A City Machine:The exercise was constructed as a single, loosely formed sequence of ideas, focusing on the complex, ‘organic’ multiplicities that constitute South Asian Urbanity. We were focussed, on the one hand, on historical processes constantly informing the shaping of the city, and on the other, on the ‘moment’. The city was seen as a quasi-industrial system, which worked in order to re-produce itself; and design was influenced by ideas borrowed from the disciplines of production engineering and industrial engineering.
- …Having to do with domicile… {domestic and nomadic} topologies.
- …Having to do with real space… {or Euclidean surface boundaries}.
- …Having to do with the public…
spaces of {production, exchange and consumption}.
The city was seen as a mechanical assemblage, producing ever new formations within itself, constantly transforming and finding new identities. We thought in a single determinate mobilisation. Wherein we analysed Urban systems as constituted of various topologies, a consequence of force diagrammes which might be stated as: a City - Machine.
A city - Machine and its sub-systems are modelled as 3d diagrammes, which are treated as 'sites' by assuming that Architecture inhabits a synthetic City - Machine rather than a space plotting divisions and classification, representing the ownership of property. Or the Relation of Immanence of the Eater and the Eaten.
The writing in a sense encapsulates the history of 20th century architecture, and the city : a city of processes at once formative and destructive...the processes of production, the production of production relations, and the production of destruction.
The twentieth century saw a transformation in the way we understand the urban artefact, freed at last from the confines of physicality, of the Surface. We nowwork without the orthographic and the optical in the production of cities. The urban artefact was seen outside of the empirically experienceable as our understanding of space [and of our own bodies] transformed. We now know space and our bodies with senses other then the bodily.
By its trajectories, the objectile forms a vast force field, a mathematical space, on the one hand, a space of diagrammes...of the 'decomposition of bending moments or of flexicons...where numerical division is only the condition of morphogenetic movements...' and on the other hand, the formation of an organism...'increasingly probable and natural when an infinity of intermediate states is given'.

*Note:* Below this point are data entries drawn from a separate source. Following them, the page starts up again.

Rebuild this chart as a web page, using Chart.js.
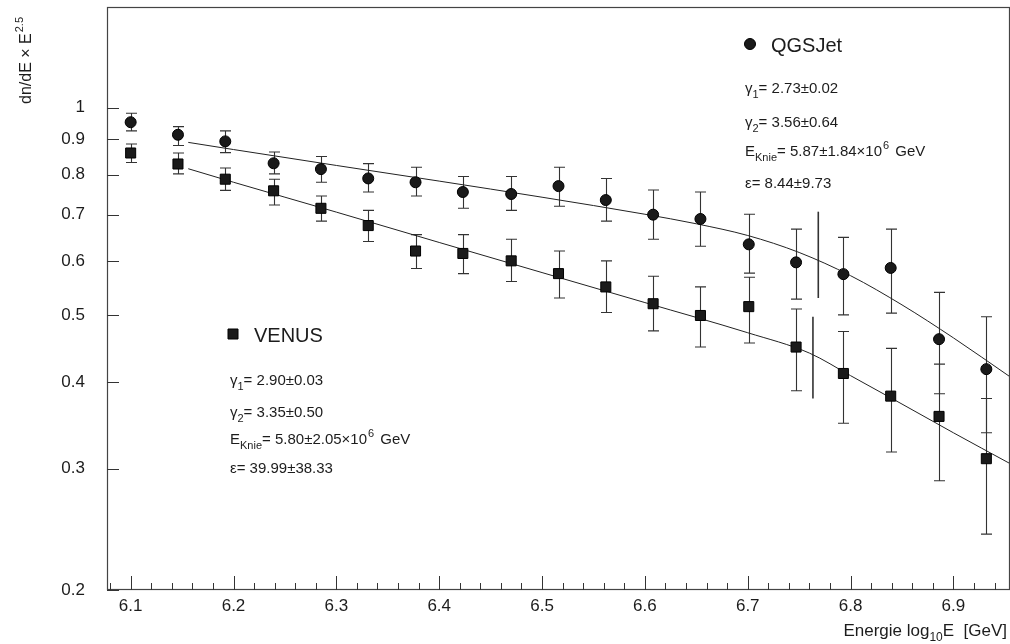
<!DOCTYPE html>
<html>
<head>
<meta charset="utf-8">
<script src="https://cdn.jsdelivr.net/npm/chart.js@4.4.1/dist/chart.umd.min.js"></script>
<style>
  html, body { margin: 0; padding: 0; background: #fff; }
  #wrap { width: 1010px; height: 644px; position: relative; }
</style>
</head>
<body>
<div id="wrap"><canvas id="c" width="1010" height="644"></canvas></div>
<script>
// Energy bins (log10 E / GeV)
const energies = [6.100, 6.146, 6.192, 6.239, 6.285, 6.331, 6.377, 6.423, 6.470, 6.516,
                  6.562, 6.608, 6.654, 6.701, 6.747, 6.793, 6.839, 6.886, 6.932];

// QGSJet: flux x E^2.5 with error band
const qgsjetFlux = [0.953, 0.914, 0.894, 0.831, 0.815, 0.790, 0.780, 0.755, 0.750, 0.770,
                    0.735, 0.700, 0.690, 0.634, 0.597, 0.574, 0.586, 0.462, 0.418];
const qgsjetHigh = [0.982, 0.939, 0.926, 0.863, 0.850, 0.830, 0.820, 0.795, 0.795, 0.820,
                    0.790, 0.760, 0.755, 0.701, 0.667, 0.649, 0.667, 0.540, 0.498];
const qgsjetLow  = [0.926, 0.882, 0.861, 0.802, 0.780, 0.755, 0.745, 0.715, 0.710, 0.720,
                    0.685, 0.645, 0.630, 0.576, 0.528, 0.501, 0.504, 0.385, 0.338];

// VENUS: flux x E^2.5 with error band
const venusFlux = [0.860, 0.829, 0.788, 0.758, 0.715, 0.675, 0.620, 0.615, 0.600, 0.575,
                   0.550, 0.520, 0.500, 0.515, 0.450, 0.412, 0.382, 0.357, 0.310];
const venusHigh = [0.886, 0.860, 0.818, 0.788, 0.745, 0.710, 0.655, 0.655, 0.645, 0.620,
                   0.600, 0.570, 0.550, 0.568, 0.511, 0.474, 0.448, 0.425, 0.379];
const venusLow  = [0.833, 0.802, 0.759, 0.723, 0.685, 0.640, 0.585, 0.575, 0.560, 0.530,
                   0.505, 0.475, 0.450, 0.456, 0.389, 0.349, 0.317, 0.288, 0.241];

// Knee fit curves
const qgsjetFitE = [6.156, 6.200, 6.300, 6.400, 6.500, 6.600, 6.650, 6.700, 6.750, 6.800, 6.850, 6.900, 6.955];
const qgsjetFit  = [0.891, 0.870, 0.825, 0.783, 0.742, 0.701, 0.679, 0.653, 0.617, 0.571, 0.518, 0.464, 0.4075];
const venusFitE  = [6.156, 6.200, 6.300, 6.400, 6.500, 6.600, 6.700, 6.760, 6.800, 6.850, 6.900, 6.955];
const venusFit   = [0.816, 0.780, 0.706, 0.638, 0.577, 0.522, 0.472, 0.441, 0.409, 0.372, 0.338, 0.305];

// Knee position markers
const qgsjetKneeE = 6.7686, qgsjetKneeSpan = [0.530, 0.707];
const venusKneeE  = 6.7634, venusKneeSpan  = [0.379, 0.498];

// Axis ticks
const xTicks = [6.1, 6.2, 6.3, 6.4, 6.5, 6.6, 6.7, 6.8, 6.9];
const yTicks = [0.2, 0.3, 0.4, 0.5, 0.6, 0.7, 0.8, 0.9, 1];

const FONT = '"Liberation Sans", Arial, Helvetica, sans-serif';
const INK = '#1c1c1c';

function pts(xs, ys) { return xs.map((x, i) => ({ x: x, y: ys[i] })); }

const errorBars = {
  id: 'errorBars',
  beforeDatasetsDraw(chart) {
    const { ctx, scales: { x, y } } = chart;
    ctx.save();
    ctx.strokeStyle = '#333';
    ctx.lineWidth = 1.1;
    const sets = [[qgsjetLow, qgsjetHigh], [venusLow, venusHigh]];
    sets.forEach(([lo, hi]) => {
      energies.forEach((e, i) => {
        const px = Math.round(x.getPixelForValue(e)) + 0.5;
        const y1 = y.getPixelForValue(lo[i]);
        const y2 = y.getPixelForValue(hi[i]);
        ctx.beginPath();
        ctx.moveTo(px, y1); ctx.lineTo(px, y2);
        ctx.moveTo(px - 5.5, y1); ctx.lineTo(px + 5.5, y1);
        ctx.moveTo(px - 5.5, y2); ctx.lineTo(px + 5.5, y2);
        ctx.stroke();
      });
    });
    // knee markers
    ctx.lineWidth = 1.6;
    [[qgsjetKneeE, qgsjetKneeSpan], [venusKneeE, venusKneeSpan]].forEach(([e, s]) => {
      const px = x.getPixelForValue(e);
      ctx.beginPath();
      ctx.moveTo(px, y.getPixelForValue(s[0]));
      ctx.lineTo(px, y.getPixelForValue(s[1]));
      ctx.stroke();
    });
    ctx.restore();
  }
};

const frameAndText = {
  id: 'frameAndText',
  afterDraw(chart) {
    const { ctx, chartArea: a, scales: { x, y } } = chart;
    ctx.save();
    // frame
    ctx.strokeStyle = '#444';
    ctx.lineWidth = 1.2;
    ctx.strokeRect(a.left + 0.5, a.top + 0.5, a.right - a.left - 1, a.bottom - a.top - 1);
    // inward ticks on x axis
    ctx.strokeStyle = '#333';
    ctx.lineWidth = 1;
    ctx.beginPath();
    for (let k = 0; k <= 60; k++) {
      const v = 6.08 + k * 0.02;
      if (v < x.min || v > x.max) continue;
      const px = Math.round(x.getPixelForValue(v)) + 0.5;
      const major = Math.abs(v * 10 - Math.round(v * 10)) < 1e-6;
      ctx.moveTo(px, a.bottom);
      ctx.lineTo(px, a.bottom - (major ? 14 : 7));
    }
    // inward ticks on y axis
    yTicks.forEach(v => {
      const py = Math.round(y.getPixelForValue(v)) + 0.5;
      ctx.moveTo(a.left, py);
      ctx.lineTo(a.left + 12, py);
    });
    ctx.stroke();

    ctx.fillStyle = INK;
    ctx.textBaseline = 'alphabetic';

    // x title
    const parts = [['Energie log', 17, 0], ['10', 12, 5], ['E  [GeV]', 17, 0]];
    let total = 0;
    parts.forEach(p => { ctx.font = p[1] + 'px ' + FONT; total += ctx.measureText(p[0]).width; });
    let cx = 1007 - total;
    parts.forEach(p => {
      ctx.font = p[1] + 'px ' + FONT;
      ctx.fillText(p[0], cx, 636 + p[2]);
      cx += ctx.measureText(p[0]).width;
    });

    // y title (rotated)
    ctx.save();
    ctx.translate(31, 104);
    ctx.rotate(-Math.PI / 2);
    ctx.font = '16px ' + FONT;
    ctx.fillText('dn/dE \u00d7 E', 0, 0);
    const w = ctx.measureText('dn/dE \u00d7 E').width;
    ctx.font = '11px ' + FONT;
    ctx.fillText('2.5', w + 1, -8);
    ctx.restore();

    // model labels
    function marker(kind, px, py) {
      ctx.fillStyle = '#1a1a1a';
      ctx.strokeStyle = '#000';
      ctx.lineWidth = 1;
      ctx.beginPath();
      if (kind === 'circle') ctx.arc(px, py, 5.5, 0, Math.PI * 2);
      else ctx.rect(px - 5, py - 5, 10, 10);
      ctx.fill(); ctx.stroke();
      ctx.fillStyle = INK;
    }
    function sub(base, s, rest, px, py, size) {
      ctx.font = size + 'px ' + FONT;
      ctx.fillText(base, px, py);
      let xx = px + ctx.measureText(base).width;
      ctx.font = Math.round(size * 0.72) + 'px ' + FONT;
      ctx.fillText(s, xx, py + 5);
      xx += ctx.measureText(s).width;
      ctx.font = size + 'px ' + FONT;
      ctx.fillText(rest, xx, py);
      return xx + ctx.measureText(rest).width;
    }
    function knieLine(val, exp, px, py, size) {
      let xx = sub('E', 'Knie', '= ' + val + '\u00d710', px, py, size);
      ctx.font = Math.round(size * 0.72) + 'px ' + FONT;
      ctx.fillText(exp, xx + 1, py - 7);
      xx += ctx.measureText(exp).width + 1;
      ctx.font = size + 'px ' + FONT;
      ctx.fillText(' GeV', xx + 2, py);
    }

    marker('circle', 750, 44);
    ctx.font = '20px ' + FONT;
    ctx.fillText('QGSJet', 771, 52);
    sub('\u03b3', '1', '= 2.73\u00b10.02', 745, 93, 15);
    sub('\u03b3', '2', '= 3.56\u00b10.64', 745, 127, 15);
    knieLine('5.87\u00b11.84', '6', 745, 156, 15);
    ctx.font = '15px ' + FONT;
    ctx.fillText('\u03b5= 8.44\u00b19.73', 745, 188);

    marker('rect', 233, 334);
    ctx.font = '20px ' + FONT;
    ctx.fillText('VENUS', 254, 342);
    sub('\u03b3', '1', '= 2.90\u00b10.03', 230, 385, 15);
    sub('\u03b3', '2', '= 3.35\u00b10.50', 230, 417, 15);
    knieLine('5.80\u00b12.05', '6', 230, 444, 15);
    ctx.font = '15px ' + FONT;
    ctx.fillText('\u03b5= 39.99\u00b138.33', 230, 473);
    ctx.restore();
  }
};

new Chart(document.getElementById('c'), {
  type: 'scatter',
  data: {
    datasets: [
      { label: 'QGSJet fit', type: 'line', data: pts(qgsjetFitE, qgsjetFit), borderColor: '#222', borderWidth: 1,
        pointRadius: 0, cubicInterpolationMode: 'monotone', fill: false, order: 3 },
      { label: 'VENUS fit', type: 'line', data: pts(venusFitE, venusFit), borderColor: '#222', borderWidth: 1,
        pointRadius: 0, cubicInterpolationMode: 'monotone', fill: false, order: 3 },
      { label: 'QGSJet', data: pts(energies, qgsjetFlux), pointStyle: 'circle', pointRadius: 5.5,
        backgroundColor: '#1a1a1a', borderColor: '#000', borderWidth: 1, order: 1 },
      { label: 'VENUS', data: pts(energies, venusFlux), pointStyle: 'rect', pointRadius: 7.1,
        backgroundColor: '#1a1a1a', borderColor: '#000', borderWidth: 1, order: 1 }
    ]
  },
  options: {
    responsive: false,
    animation: false,
    events: [],
    layout: { autoPadding: false, padding: { top: 7, right: 0, left: 0, bottom: 0 } },
    plugins: { legend: { display: false }, tooltip: { enabled: false } },
    scales: {
      x: {
        type: 'linear', min: 6.077, max: 6.955,
        afterBuildTicks: s => { s.ticks = xTicks.map(v => ({ value: v })); },
        afterFit: s => { s.height = 54; s.paddingLeft = 0; s.paddingRight = 0; },
        grid: { display: false, drawTicks: false },
        border: { display: false },
        ticks: { color: INK, font: { family: FONT, size: 17 }, padding: 6,
                 maxRotation: 0, autoSkip: false, callback: v => v.toFixed(1) }
      },
      y: {
        type: 'logarithmic', min: 0.2, max: 1.4,
        afterBuildTicks: s => { s.ticks = yTicks.map(v => ({ value: v })); },
        afterFit: s => { s.width = 107; s.paddingTop = 0; s.paddingBottom = 0; },
        grid: { display: false, drawTicks: false },
        border: { display: false },
        ticks: { color: INK, font: { family: FONT, size: 17 }, padding: 22, autoSkip: false,
                 callback: v => (v === 1 ? '1' : String(v)) }
      }
    }
  },
  plugins: [errorBars, frameAndText]
});
</script>
</body>
</html>
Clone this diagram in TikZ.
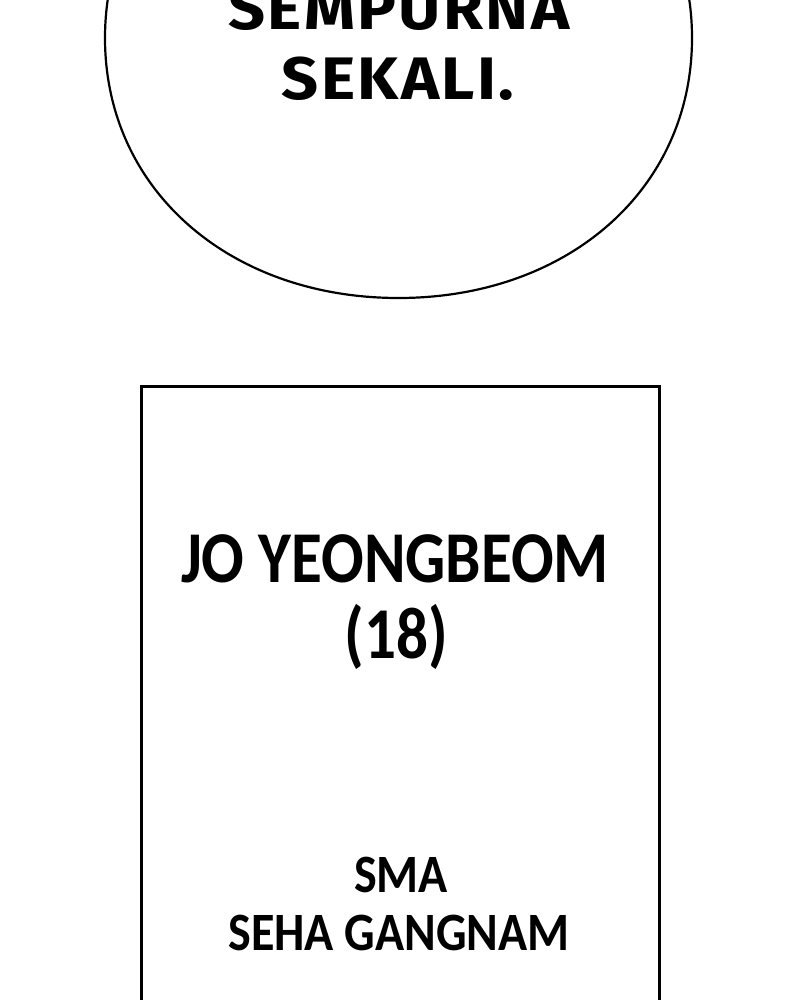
\documentclass[tikz,border=0pt]{standalone}
\usepackage{fontspec}
\newfontfamily\namefont{Carlito}[BoldFont={* Bold},BoldFeatures={FakeStretch=0.865}]
\newfontfamily\schoolfont{Carlito}[BoldFont={* Bold},BoldFeatures={FakeStretch=0.89}]
\newfontfamily\comicfont{Fira Sans}[BoldFont={* Bold},BoldFeatures={FakeStretch=1.08,LetterSpace=4}]
\begin{document}
\begin{tikzpicture}[x=1pt,y=-1pt,
  outline/.style={draw=black,line width=3pt},
  bubbletext/.style={font=\comicfont\bfseries\fontsize{60}{60}\selectfont,anchor=base,inner sep=0pt},
  nametext/.style={font=\namefont\bfseries\fontsize{73}{73}\selectfont,anchor=base,inner sep=0pt},
  schooltext/.style={font=\schoolfont\bfseries\fontsize{54}{54}\selectfont,anchor=base,inner sep=0pt}]
\useasboundingbox (0,0) rectangle (800,1000);
\clip (0,0) rectangle (800,1000);
\fill[white] (0,0) rectangle (800,1000);
% speech bubble
\draw[outline,line width=2.2pt]
  (105,38) .. controls (105,190) and (230,298) .. (398.5,298)
  .. controls (567,298) and (692,190) .. (692,38)
  .. controls (692,-114) and (567,-222) .. (398.5,-222)
  .. controls (230,-222) and (105,-114) .. (105,38) -- cycle;
\node[bubbletext] (l1) at (399,30) {SEMPURNA};
\node[bubbletext] (l2) at (398,100) {SEKALI.};
% caption box
\draw[outline] (141,386) rectangle (659,1010);
\node[nametext] (n1) at (395,582) {JO YEONGBEOM};
\node[nametext] (n2) at (396,658) {(18)};
\node[schooltext] (s1) at (401,892) {SMA};
\node[schooltext] (s2) at (399,950) {SEHA GANGNAM};
\end{tikzpicture}
\end{document}
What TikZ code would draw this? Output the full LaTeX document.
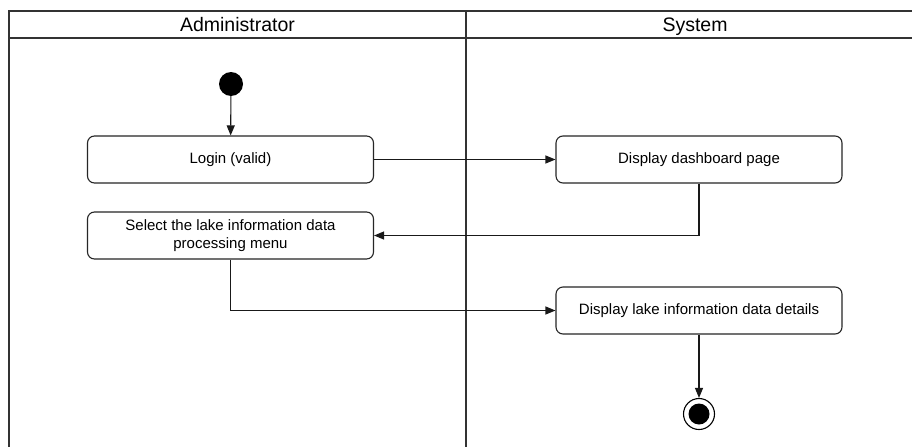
\documentclass[tikz,border=0pt]{standalone}
\usepackage{fontspec}
\setmainfont{Liberation Sans}
\usetikzlibrary{arrows.meta}
\begin{document}
\begin{tikzpicture}[x=1pt,y=-1pt,
  lane/.style={draw=black!80, line width=1.2pt},
  act/.style={draw=black!85, line width=1.1pt, rounded corners=7pt,
    minimum width=286pt, minimum height=47pt, inner sep=0pt,
    font=\fontsize{15}{18}\selectfont, align=center},
  hdr/.style={font=\fontsize{19.5}{22}\selectfont, inner sep=0pt, anchor=base},
  flow/.style={draw=black!90, line width=1.1pt, -{Triangle[length=10pt,width=8pt]}},
  startnode/.style={circle, fill=black, minimum size=24pt, inner sep=0pt},
  endring/.style={circle, draw=black, line width=1.1pt, minimum size=31pt, inner sep=0pt},
]
\useasboundingbox (0,0) rectangle (912,447);
\fill[white] (0,0) rectangle (912,447);
% swimlane frame
\draw[lane] (912,11) -- (9,11) -- (9,447);
\draw[lane] (9,38) -- (912,38);
\draw[lane] (466,11) -- (466,447);
\node[hdr] (hadmin) at (237.5,31) {Administrator};
\node[hdr] (hsys) at (695,31) {System};
% nodes
\node[startnode] (start) at (231,84) {};
\node[act] (login) at (230.5,159.5) {\raisebox{-1.5pt}{Login (valid)}};
\node[act] (dash) at (699,159.5) {\raisebox{-1.5pt}{Display dashboard page}};
\node[act] (select) at (230.5,235.5) {Select the lake information data\\processing menu};
\node[act] (details) at (699,310.5) {\raisebox{-1.5pt}{Display lake information data details}};
\node[endring] (end) at (699,414) {};
\node[circle, fill=black, minimum size=21pt, inner sep=0pt] (endin) at (end.center) {};
% connectors
\draw[flow] (start) -- (login);
\draw[flow] (login) -- (dash);
\draw[flow] (dash.south) |- (select.east);
\draw[flow] (select.south) |- (details.west);
\draw[flow] (details) -- (end);
\end{tikzpicture}
\end{document}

This studio sets out to learn to map, draw and compose the codes within which societies live, and cities come into existence. If the city is not understood as composed of “membranes and limits”, then the interior and exterior milieus come together as codings.
The agent of representation will need to compose and construct the appropriate membranes, but these will always need to arise from the processes of the milieu. With this in mind, the programme for the studio elaborates the stages of study, the aspects of study and methods of inquiry.